安永3(1774)年に作成された「新田村風土記御用書出」は、中世の供養塔である板碑1基を取り上げ、古碑の項で次のように説明しています。
古碑 竪七尺五寸、横四尺六寸。これは割石という石で、久しく川中に埋まっていたが、名石であるというので、村の者達が街道へ引き上げて置いておいた。碑の上部に梵(ぼん)字が一つあり、正和元年八月十九日と年月が記されているが、何の碑であるのかは分からない。

新田地区で、正和元年(1312)8月19日の紀年銘をもつ板碑は、仙台市との境界をなす七北田川の左岸、上河原の現在ゲートボール場となっているあたりに1基現存しています(写真右)。この板碑は、「書出」に記載された割石より寸法は下回りますが、造立年次は完全に一致しています。
また、割石という名がついた理由について、「書出」には記載がありませんが、『多賀城町誌』には「あたかも大石を割った様に形正しい石であるから」という古老の話を収録しています。上河原にある正和元年の板碑は、アルコース砂岩という硬質の石材を方柱状に加工したものであり、この板碑が「書出」に記載された割石である可能性は高いと考えられます。

ところで、『町誌』には、割石にまつわる次のような伝説が収録されています。
川が大雨のたびに決壊するので、堤防の改修工事を行った際、一人の女性を人柱として生き埋めにした。工事は無事完成したが、夜な夜な幽霊が現れるようになったので、人柱にされた女性の幽霊だと噂された。それを聞いた武士が退治しようと斬りつけたところ、カチンという金属音とともに幽霊は消え失せ、そこに立っていたのは一基の石碑だった。切割って生じた石というところから割石になった。
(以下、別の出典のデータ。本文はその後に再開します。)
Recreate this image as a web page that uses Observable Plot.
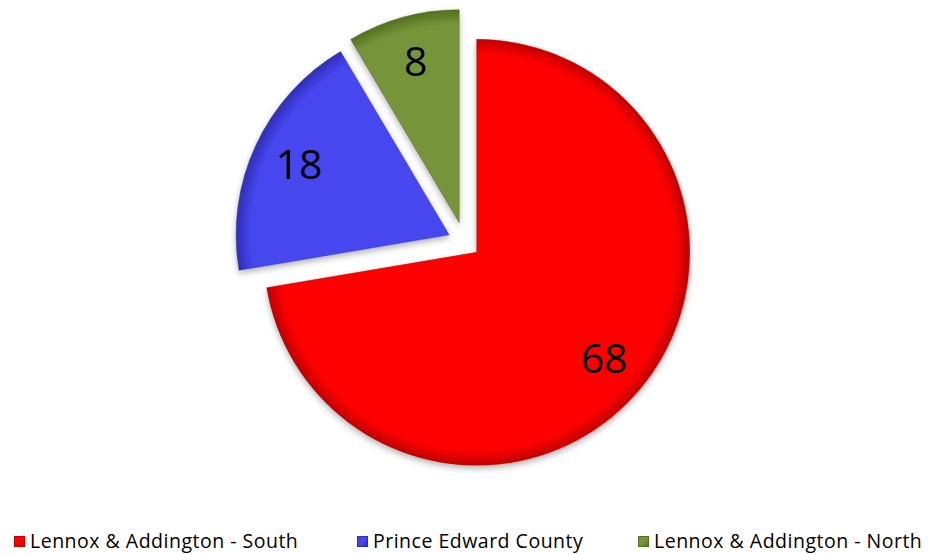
<!DOCTYPE html>
<html>
<head>
<meta charset="utf-8">
<script src="https://cdn.jsdelivr.net/npm/d3@7"></script>
<script src="https://cdn.jsdelivr.net/npm/@observablehq/plot@0.6"></script>
<style>
  html, body { margin: 0; padding: 0; background: #fff; }
  body { width: 935px; height: 554px; overflow: hidden; position: relative; font-family: "Open Sans", "Noto Sans", sans-serif; }
  #legend { position: absolute; left: 0; top: 529px; width: 935px; height: 24px; }
  .item { position: absolute; top: 0; height: 24px; line-height: 24px; display: flex; align-items: center; font-size: 19.5px; color: #000; white-space: nowrap; letter-spacing: 0.5px; }
  .sw { width: 11px; height: 11px; margin-right: 5px; box-sizing: border-box; }
</style>
</head>
<body>
<div id="chart"></div>
<div id="legend"></div>
<script>
// ---- data ----
const categories = ["Lennox & Addington - South", "Prince Edward County", "Lennox & Addington - North"];
const values = [68, 18, 8];
const colors = ["#ff0000", "#4646f0", "#76953a"];
const edgeColors = ["#c00000", "#2e2eb8", "#53701f"];
const explode = [16, 17, 20];

// ---- layout ----
const W = 935, H = 520;
const CX = 464.5, CY = 242, R = 213, LABEL_R = 0.78 * R;

const arcs = d3.pie().sort(null).startAngle(0).endAngle(2 * Math.PI)(values);
const slices = arcs.map((a, i) => {
  const mid = (a.startAngle + a.endAngle) / 2;
  const cx = CX + explode[i] * Math.sin(mid);
  const cy = CY - explode[i] * Math.cos(mid);
  return {
    category: categories[i], value: values[i], color: colors[i], edge: edgeColors[i],
    start: a.startAngle, end: a.endAngle, mid, cx, cy,
    lx: cx + LABEL_R * Math.sin(mid), ly: cy - LABEL_R * Math.cos(mid)
  };
});

const svgNS = "http://www.w3.org/2000/svg";

const plot = Plot.plot({
  width: W, height: H,
  margin: 0,
  x: {domain: [0, W], range: [0, W], axis: null},
  y: {domain: [0, H], range: [0, H], axis: null},
  marks: [
    Plot.dot(slices, {
      x: "cx", y: "cy",
      render(index, scales, values, dimensions, context) {
        const g = document.createElementNS(svgNS, "g");
        const defs = document.createElementNS(svgNS, "defs");
        defs.innerHTML = `<filter id="shadow" x="-20%" y="-20%" width="140%" height="140%">
            <feDropShadow dx="0" dy="3" stdDeviation="3" flood-color="#000" flood-opacity="0.3"/></filter>`;
        g.appendChild(defs);
        const rpx = scales.x(R) - scales.x(0);
        const arc = d3.arc().innerRadius(0).outerRadius(rpx);
        for (const i of index) {
          const s = slices[i];
          const gid = "grad" + i;
          const grad = document.createElementNS(svgNS, "radialGradient");
          grad.setAttribute("id", gid);
          grad.setAttribute("gradientUnits", "userSpaceOnUse");
          grad.setAttribute("cx", 0); grad.setAttribute("cy", 0); grad.setAttribute("r", rpx);
          grad.innerHTML = `<stop offset="0" stop-color="${s.color}"/>
            <stop offset="0.93" stop-color="${s.color}"/>
            <stop offset="1" stop-color="${s.edge}"/>`;
          defs.appendChild(grad);
          const p = document.createElementNS(svgNS, "path");
          p.setAttribute("d", arc({startAngle: s.start, endAngle: s.end}));
          p.setAttribute("transform", `translate(${values.x[i]},${values.y[i]})`);
          p.setAttribute("fill", `url(#${gid})`);
          p.setAttribute("stroke", s.edge);
          p.setAttribute("stroke-width", 0.8);
          p.setAttribute("stroke-opacity", 0.6);
          p.setAttribute("stroke-linejoin", "round");
          p.setAttribute("filter", "url(#shadow)");
          g.appendChild(p);
        }
        return g;
      }
    }),
    Plot.text(slices, {
      x: "lx", y: "ly", text: d => String(d.value),
      fontSize: 41, fill: "#000", fontFamily: "Open Sans, Noto Sans, sans-serif",
      textAnchor: "middle", lineAnchor: "middle"
    })
  ]
});
document.getElementById("chart").appendChild(plot);

// ---- legend ----
const legendX = [14, 357, 638];
const legend = document.getElementById("legend");
categories.forEach((c, i) => {
  const item = document.createElement("div");
  item.className = "item";
  item.style.left = legendX[i] + "px";
  const sw = document.createElement("span");
  sw.className = "sw";
  sw.style.background = `linear-gradient(135deg, ${colors[i]} 55%, ${edgeColors[i]})`;
  sw.style.border = `1px solid ${edgeColors[i]}`;
  const t = document.createElement("span");
  t.textContent = c;
  item.appendChild(sw); item.appendChild(t);
  legend.appendChild(item);
});
</script>
</body>
</html>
現在、上河原には「書出」に記載がある正和元年の板碑とともに、縦に二つに割れた元応元年の板碑があります(写真左)。昭和12年の『多賀城六百年史』では、元応元年の板碑を「割石の碑」と命名したため、その後『町誌』や『多賀城市史』でもそれを踏襲して現在に至っています。しかし「書出」の記載を見る限り、割石は正和元年の板碑のことであり、元応元年の板碑は、真っ二つに割れているその姿から誤解されたものと考えられます。